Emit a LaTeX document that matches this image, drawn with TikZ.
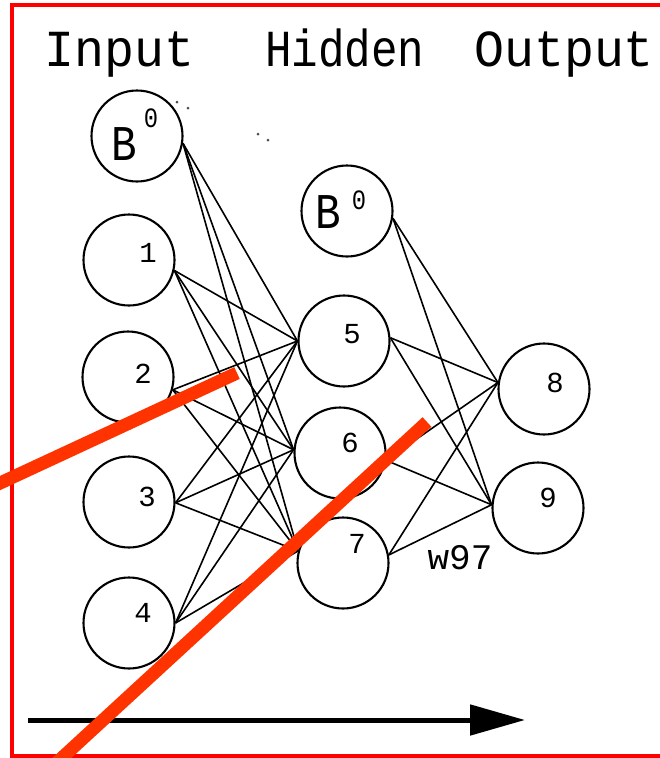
\documentclass[tikz,border=0pt]{standalone}
\usepackage{fontspec}
\newfontfamily\tfont[FakeStretch=0.85]{Liberation Mono}
\newfontfamily\wfont[FakeStretch=0.96]{Liberation Mono}
\newfontfamily\mfont{Liberation Mono}
\usetikzlibrary{arrows.meta}
\definecolor{slashred}{RGB}{255,51,0}
\begin{document}
\begin{tikzpicture}[x=1pt,y=-1pt,
  neuron/.style={circle,draw=black,line width=2.1pt,minimum size=91pt,inner sep=0pt},
  wire/.style={draw=black,line width=1.6pt},
  num/.style={font=\mfont\fontsize{29}{29}\selectfont,inner sep=0pt},
  bigb/.style={font=\tfont\fontsize{50}{50}\selectfont,inner sep=0pt},
  supz/.style={font=\tfont\fontsize{28}{28}\selectfont,inner sep=0pt},
  title/.style={font=\tfont\fontsize{52}{52}\selectfont,inner sep=0pt,anchor=base west},
  wtitle/.style={title,font=\wfont\fontsize{52}{52}\selectfont},
  slash/.style={draw=slashred,line width=13pt},
  frame/.style={draw=red,line width=4pt}]
\useasboundingbox (0,0) rectangle (660,758);
\clip (0,0) rectangle (660,758);
\fill[white] (0,0) rectangle (660,758);
% titles
\node[wtitle] (tin) at (44,66) {Input};
\node[title] (thid) at (265,66) {Hidden};
\node[wtitle] (tout) at (474,66) {Output};
% neurons
\node[neuron] (i0) at (137,136) {};
\node[neuron] (i1) at (129,260) {};
\node[neuron] (i2) at (128,377) {};
\node[neuron] (i3) at (129,502) {};
\node[neuron] (i4) at (129,623) {};
\node[neuron] (hb) at (347,211) {};
\node[neuron] (h5) at (344,341) {};
\node[neuron] (h6) at (340,453) {};
\node[neuron] (h7) at (343,563) {};
\node[neuron] (o8) at (544,389) {};
\node[neuron] (o9) at (538,508) {};
% labels
\node[bigb] (bi) at (124,144) {B};
\node[supz] (zi) at (151,118) {0};
\node[bigb] (bh) at (328,212) {B};
\node[supz] (zh) at (359,200) {0};
\node[num] (l1) at (148,253) {1};
\node[num] (l2) at (143,374) {2};
\node[num] (l3) at (147,497) {3};
\node[num] (l4) at (143,613) {4};
\node[num] (l5) at (352,334) {5};
\node[num] (l6) at (350,443) {6};
\node[num] (l7) at (357,544) {7};
\node[num] (l8) at (555,383) {8};
\node[num] (l9) at (548,498) {9};
\node[font=\mfont\fontsize{36}{36}\selectfont,inner sep=0pt] (w97) at (460,558) {w97};
% wires
\foreach \s/\a in {i0/-9,i1/-13,i2/-16,i3/-1,i4/0}
  \foreach \t/\b in {h5/180,h6/176,h7/165}
    \draw[wire] (\s.\a) -- (\t.\b);
\foreach \s/\a in {hb/-9,h5/4,h6/-9,h7/10}
  \foreach \t/\b in {o8/172,o9/176}
    \draw[wire] (\s.\a) -- (\t.\b);
% stray dots
\fill[black!70] (177,102) circle (1.5pt) (188,108) circle (1.5pt)
  (258,134) circle (1.5pt) (268,140) circle (1.5pt);
% bottom arrow
\coordinate (as) at (28,720);
\coordinate (ae) at (525,720);
\draw[line width=5pt,-{Triangle[length=55pt,width=30pt]}] (as) -- (ae);
% frame
\draw[frame] (680,5) -- (12,5) -- (12,756) -- (680,756);
% slashes
\coordinate (s1a) at (237,373);
\coordinate (s1b) at (-30,497);
\coordinate (s2a) at (427,422);
\coordinate (s2b) at (40,778);
\draw[slash] (s1a) -- (s1b);
\draw[slash] (s2a) -- (s2b);
\end{tikzpicture}
\end{document}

═══

== SHORT PROBLEM ==
Reproduce every line above as written, skipping pictures.

== RESPONSE TO THE EXERCISE ==
Emit a LaTeX document that matches this image, drawn with TikZ.
\documentclass[tikz,border=0pt]{standalone}
\usepackage{fontspec}
\newfontfamily\tfont[FakeStretch=0.85]{Liberation Mono}
\newfontfamily\wfont[FakeStretch=0.96]{Liberation Mono}
\newfontfamily\mfont{Liberation Mono}
\usetikzlibrary{arrows.meta}
\definecolor{slashred}{RGB}{255,51,0}
\begin{document}
\begin{tikzpicture}[x=1pt,y=-1pt,
  neuron/.style={circle,draw=black,line width=2.1pt,minimum size=91pt,inner sep=0pt},
  wire/.style={draw=black,line width=1.6pt},
  num/.style={font=\mfont\fontsize{29}{29}\selectfont,inner sep=0pt},
  bigb/.style={font=\tfont\fontsize{50}{50}\selectfont,inner sep=0pt},
  supz/.style={font=\tfont\fontsize{28}{28}\selectfont,inner sep=0pt},
  title/.style={font=\tfont\fontsize{52}{52}\selectfont,inner sep=0pt,anchor=base west},
  wtitle/.style={title,font=\wfont\fontsize{52}{52}\selectfont},
  slash/.style={draw=slashred,line width=13pt},
  frame/.style={draw=red,line width=4pt}]
\useasboundingbox (0,0) rectangle (660,758);
\clip (0,0) rectangle (660,758);
\fill[white] (0,0) rectangle (660,758);
% titles
\node[wtitle] (tin) at (44,66) {Input};
\node[title] (thid) at (265,66) {Hidden};
\node[wtitle] (tout) at (474,66) {Output};
% neurons
\node[neuron] (i0) at (137,136) {};
\node[neuron] (i1) at (129,260) {};
\node[neuron] (i2) at (128,377) {};
\node[neuron] (i3) at (129,502) {};
\node[neuron] (i4) at (129,623) {};
\node[neuron] (hb) at (347,211) {};
\node[neuron] (h5) at (344,341) {};
\node[neuron] (h6) at (340,453) {};
\node[neuron] (h7) at (343,563) {};
\node[neuron] (o8) at (544,389) {};
\node[neuron] (o9) at (538,508) {};
% labels
\node[bigb] (bi) at (124,144) {B};
\node[supz] (zi) at (151,118) {0};
\node[bigb] (bh) at (328,212) {B};
\node[supz] (zh) at (359,200) {0};
\node[num] (l1) at (148,253) {1};
\node[num] (l2) at (143,374) {2};
\node[num] (l3) at (147,497) {3};
\node[num] (l4) at (143,613) {4};
\node[num] (l5) at (352,334) {5};
\node[num] (l6) at (350,443) {6};
\node[num] (l7) at (357,544) {7};
\node[num] (l8) at (555,383) {8};
\node[num] (l9) at (548,498) {9};
\node[font=\mfont\fontsize{36}{36}\selectfont,inner sep=0pt] (w97) at (460,558) {w97};
% wires
\foreach \s/\a in {i0/-9,i1/-13,i2/-16,i3/-1,i4/0}
  \foreach \t/\b in {h5/180,h6/176,h7/165}
    \draw[wire] (\s.\a) -- (\t.\b);
\foreach \s/\a in {hb/-9,h5/4,h6/-9,h7/10}
  \foreach \t/\b in {o8/172,o9/176}
    \draw[wire] (\s.\a) -- (\t.\b);
% stray dots
\fill[black!70] (177,102) circle (1.5pt) (188,108) circle (1.5pt)
  (258,134) circle (1.5pt) (268,140) circle (1.5pt);
% bottom arrow
\coordinate (as) at (28,720);
\coordinate (ae) at (525,720);
\draw[line width=5pt,-{Triangle[length=55pt,width=30pt]}] (as) -- (ae);
% frame
\draw[frame] (680,5) -- (12,5) -- (12,756) -- (680,756);
% slashes
\coordinate (s1a) at (237,373);
\coordinate (s1b) at (-30,497);
\coordinate (s2a) at (427,422);
\coordinate (s2b) at (40,778);
\draw[slash] (s1a) -- (s1b);
\draw[slash] (s2a) -- (s2b);
\end{tikzpicture}
\end{document}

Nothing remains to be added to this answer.